Deputy Chief Information Officer
Department of Homeland Security
Margie Graves has been with the Department of Homeland Security since its infancy. But since 2009, she's overseen a $6 billion IT portfolio and manages the Office of the CIO, which encompasses the department's enterprise architecture, data management, IT security, infrastructure operations and accessibility.
From the Continuous Diagnostics and Mitigation program to DHS' movement to the cloud and mobility, Graves is busy.
“Mobility is changing the way the workplace is viewed, it's changing the way people do their work and the expectation is that people are going to be able to receive data and application capability in field situations," Graves said. “All of that has to be pushed and secured and, most importantly, made palatable. People need to be able to consume it in the same manner that they consume it in their personal lives."
Mobility is changing the way the workplace is viewed.
Throughout her tenure, Graves has worked to establish cloud capabilities at DHS, keep up with and secure an increasingly mobile workforce, and consolidate the agency's collection of data centers. All total, Graves contributes to a CIO office that manages 91 IT programs.
“What I'm trying to drive is the move to agile development, or DevOps … where we're doing these short sprints to deliver capability in a rapid fashion," she said.
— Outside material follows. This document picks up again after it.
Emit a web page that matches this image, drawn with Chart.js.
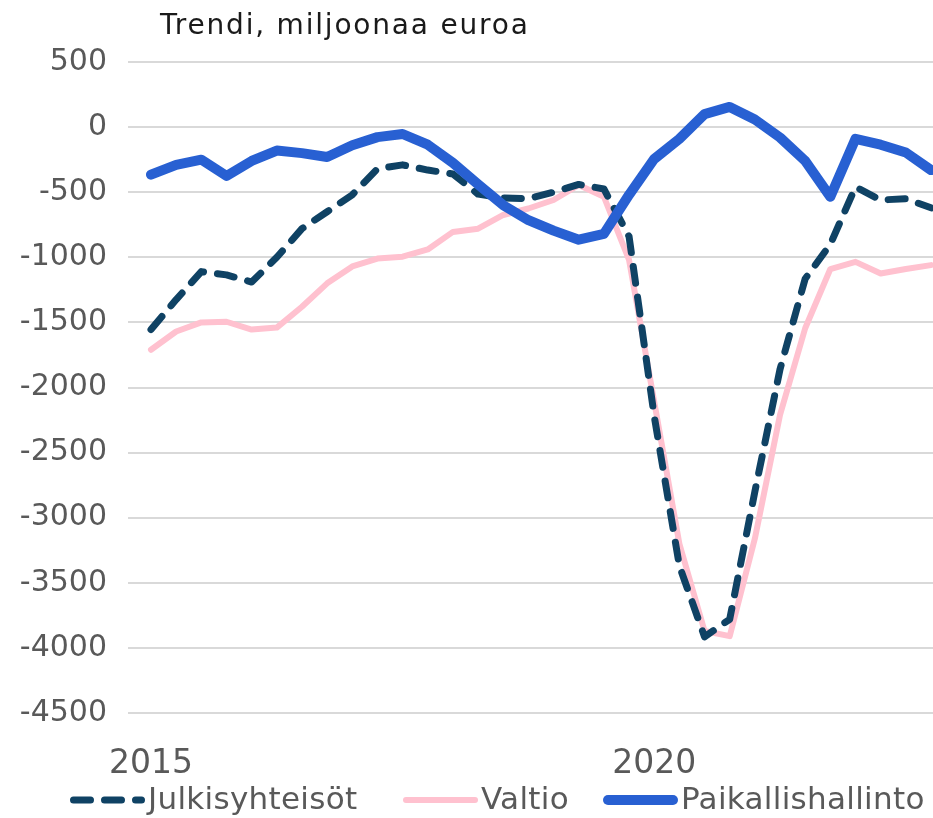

And that requires championing change throughout DHS.
Graves' motivation to enter public service traces back to 9/11. “On that day, things changed and I wanted to be a part of the agency that was going to address that threat," she said. “Delivering homeland security is what keeps me here today."
For Graves, a federal technology career allows individuals to affect great change. “You're afforded the opportunity to take on some very big challenges on a very broad scope and actually affect peoples' lives on a daily basis. There's nothing like that elsewhere."